Середина и конец XIX века были периодом масштабной экспансии европейских империй (Arendt 1970). Российской империи, которая участвовала и в разделе Америки, и в Большой игре в Азии, надо было учиться говорить о том, что происходило на ее огромных внутренних пространствах. Историкам, освоившим язык мировых империй, нужно было приспособить иностранную идею колонизации к просторам провинциальной России. Концептуальный прорыв в этом деле совершил московский историк Сергей Соловьев. Ведя свою генеалогию как историка прямо от Шлёцера и координируя свои действия с министром просвещения Уваровым, он вступил в яростную полемику с Хомяковым и славянофилами, которых назвал «антиисторическим направлением». Применяя дискурс колонизации к допетровской России, Соловьев отрицал само различие между колонизующими и колонизуемыми: «То была обширная, девственная страна, ожидавшая населения, ожидавшая истории: отсюда древняя русская история есть история страны, которая колонизуется» (1988: 2/631).
Соловьев сформулировал эту поразительную фразу в своем обзоре древнейшей Российской истории. Если нет смысла разграничивать субъект и объект российской колонизации, зачем это делать? Соловьев живо описывал заботы страны, которая колонизуется:
Населить как можно скорее, перезвать отовсюду людей на пустые места, приманить всякого рода льготами; уйти на новые, лучшие места, на выгоднейшие условия, в более мирный, спокойный край; с другой стороны, удержать население, возвратить, заставить других не принимать его — вот важные вопросы колонизующейся страны (1988: 2/631).
10
В своем интересном исследовании Сергей Глебов (2011: 295) показывает оживление антиимперской риторики и освоение колониальной терминологии в среде российских эмигрантов-евразийцев.
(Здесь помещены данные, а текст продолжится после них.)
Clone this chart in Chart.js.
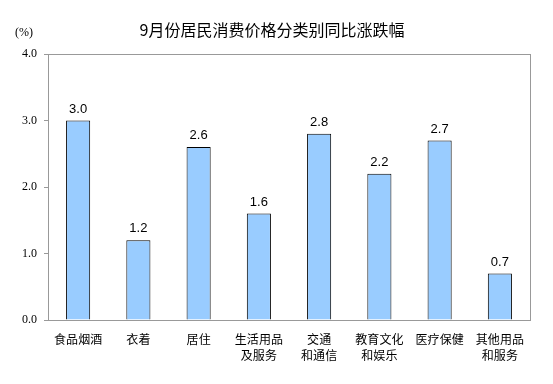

По наблюдениям Глебова, «эмиграция со свойственной ей неуверенностью в собственном статусе» идентифицировала Россию в качестве «объекта европейского колониализма». Как показывают многие примеры, от Чаадаева до Любавского, российская интеллигенция высказывала сходные идеи задолго до евразийцев и отлично от них; возможно, этот постоянный антиим-перский мотив связан с неуверенностью в собственном статусе, которая часто была свойственна российской интеллигенции.